◆ Directions ◆
Only the lines from the start of the data through the line with "-500400, -614700, -729000]" belong in the copy. Restate them word for word, minus the pictures.

◆ Supplied information ◆
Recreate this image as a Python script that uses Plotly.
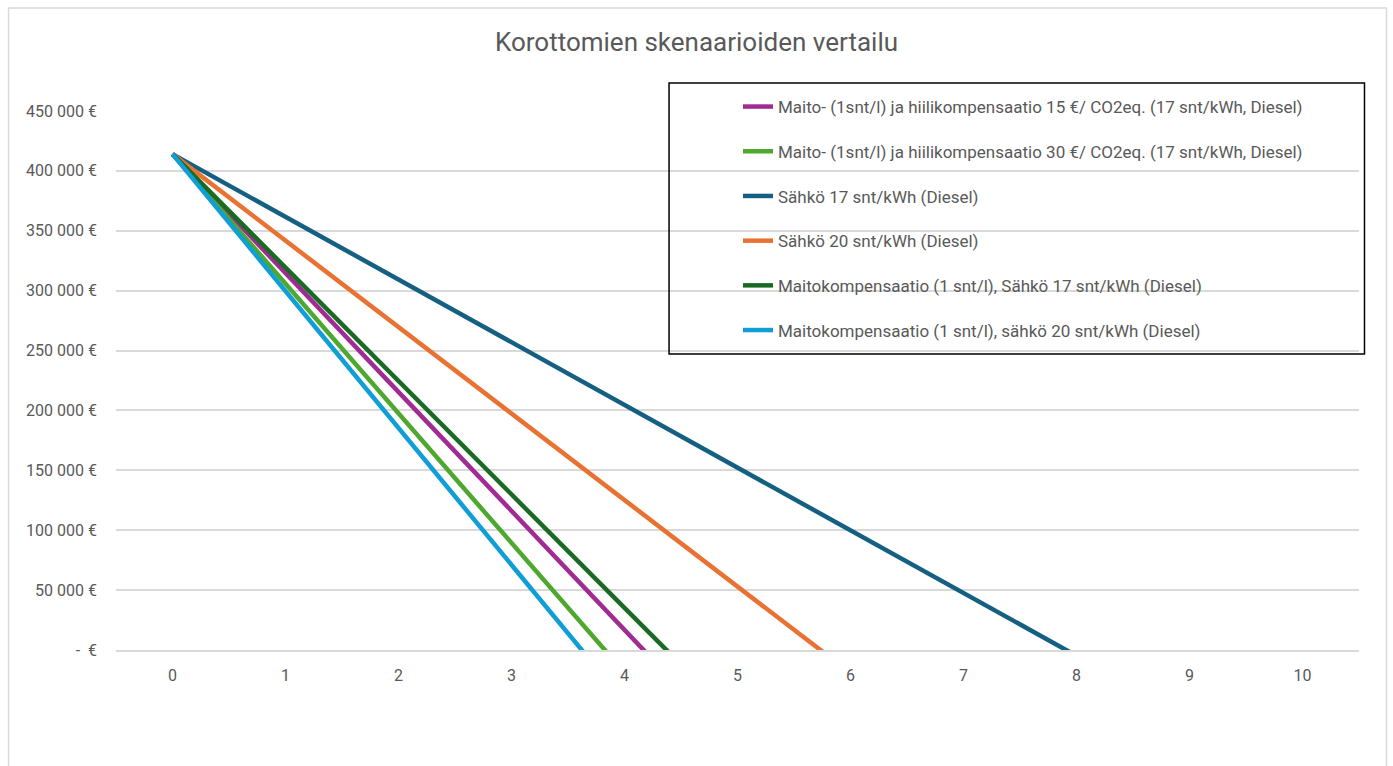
import plotly.graph_objects as go

# Years since investment
years = [0, 1, 2, 3, 4, 5, 6, 7, 8, 9, 10]

# Remaining balance (€) per scenario
maito_hiili_15 = [414000, 314700, 215400, 116100, 16800, -82500, -181800, -281100, -380400, -479700, -579000]
maito_hiili_30 = [414000, 305800, 197600, 89400, -18800, -127000, -235200, -343400, -451600, -559800, -668000]
sahko_17 = [414000, 361650, 309300, 256950, 204600, 152250, 99900, 47550, -4800, -57150, -109500]
sahko_20 = [414000, 341800, 269600, 197400, 125200, 53000, -19200, -91400, -163600, -235800, -308000]
maito_sahko_17 = [414000, 319300, 224600, 129900, 35200, -59500, -154200, -248900, -343600, -438300, -533000]
maito_sahko_20 = [414000, 299700, 185400, 71100, -43200, -157500, -271800, -386100, -500400, -614700, -729000]

series_names = [
    "Maito- (1snt/l) ja hiilikompensaatio 15 €/ CO2eq. (17 snt/kWh, Diesel)",
    "Maito- (1snt/l) ja hiilikompensaatio 30 €/ CO2eq. (17 snt/kWh, Diesel)",
    "Sähkö 17 snt/kWh (Diesel)",
    "Sähkö 20 snt/kWh (Diesel)",
    "Maitokompensaatio (1 snt/l), Sähkö 17 snt/kWh (Diesel)",
    "Maitokompensaatio (1 snt/l), sähkö 20 snt/kWh (Diesel)",
]
series_values = [maito_hiili_15, maito_hiili_30, sahko_17, sahko_20, maito_sahko_17, maito_sahko_20]
series_colors = ["#A02B93", "#4EA72E", "#156082", "#E97132", "#196B24", "#0F9ED5"]

y_tick_values = [0, 50000, 100000, 150000, 200000, 250000, 300000, 350000, 400000, 450000]
y_tick_labels = ["-  €", "50 000 €", "100 000 €", "150 000 €", "200 000 €", "250 000 €",
                 "300 000 €", "350 000 €", "400 000 €", "450 000 €"]

FONT = "Roboto"
TEXT = "#595959"
GRID = "#D9D9D9"

fig = go.Figure()
for i, (name, vals, col) in enumerate(zip(series_names, series_values, series_colors)):
    fig.add_trace(go.Scatter(
        x=years, y=vals, name=name, mode="lines",
        line=dict(color=col, width=4.5),
        legendgroup=f"g{i}",
    ))

W, H = 1393, 766
L, R, T, B = 115.5, 33.5, 111, 116
pw, ph = W - L - R, H - T - B


def px(x):
    return (x - L) / pw


def py(y):
    return (H - B - y) / ph


fig.update_layout(
    width=W, height=H,
    margin=dict(l=L, r=R, t=T, b=B, autoexpand=False),
    paper_bgcolor="white", plot_bgcolor="white",
    font=dict(family=FONT, color=TEXT, size=16),
    title=dict(text="Korottomien skenaarioiden vertailu", x=0.5, xanchor="center",
               y=1 - 42 / H, yanchor="middle", font=dict(size=26, color=TEXT, family=FONT)),
    showlegend=True,
    legend=dict(
        x=px(738), xanchor="left", y=py(89), yanchor="top",
        bgcolor="rgba(0,0,0,0)", borderwidth=0,
        font=dict(size=17, color=TEXT, family=FONT),
        tracegroupgap=19.6, itemwidth=30,
    ),
    xaxis=dict(
        range=[-0.5, 10.5], tickvals=years, ticktext=[str(v) for v in years],
        showgrid=False, zeroline=False, showline=True, linecolor=GRID, linewidth=1.5,
        ticks="", ticklabelstandoff=10, tickfont=dict(size=16, color=TEXT),
    ),
    yaxis=dict(
        range=[0, 450000], tickvals=y_tick_values, ticktext=y_tick_labels,
        showgrid=True, gridcolor=GRID, gridwidth=1.5, zeroline=False, showline=False,
        ticks="", ticklabelstandoff=18, tickfont=dict(size=16, color=TEXT),
    ),
    shapes=[
        # legend frame
        dict(type="rect", xref="paper", yref="paper",
             x0=px(669), x1=px(1365), y0=py(354), y1=py(83),
             line=dict(color="black", width=1.5), fillcolor="rgba(0,0,0,0)", layer="above"),
        # chart area frame
        dict(type="rect", xref="paper", yref="paper",
             x0=px(8), x1=px(1387), y0=py(780), y1=py(8),
             line=dict(color=GRID, width=1.5), fillcolor="rgba(0,0,0,0)", layer="below"),
    ],
)

fig.write_html("out.html")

◆ Answer for this exercise ◆
Recreate this image as a Python script that uses Plotly.
import plotly.graph_objects as go

# Years since investment
years = [0, 1, 2, 3, 4, 5, 6, 7, 8, 9, 10]

# Remaining balance (€) per scenario
maito_hiili_15 = [414000, 314700, 215400, 116100, 16800, -82500, -181800, -281100, -380400, -479700, -579000]
maito_hiili_30 = [414000, 305800, 197600, 89400, -18800, -127000, -235200, -343400, -451600, -559800, -668000]
sahko_17 = [414000, 361650, 309300, 256950, 204600, 152250, 99900, 47550, -4800, -57150, -109500]
sahko_20 = [414000, 341800, 269600, 197400, 125200, 53000, -19200, -91400, -163600, -235800, -308000]
maito_sahko_17 = [414000, 319300, 224600, 129900, 35200, -59500, -154200, -248900, -343600, -438300, -533000]
maito_sahko_20 = [414000, 299700, 185400, 71100, -43200, -157500, -271800, -386100, -500400, -614700, -729000]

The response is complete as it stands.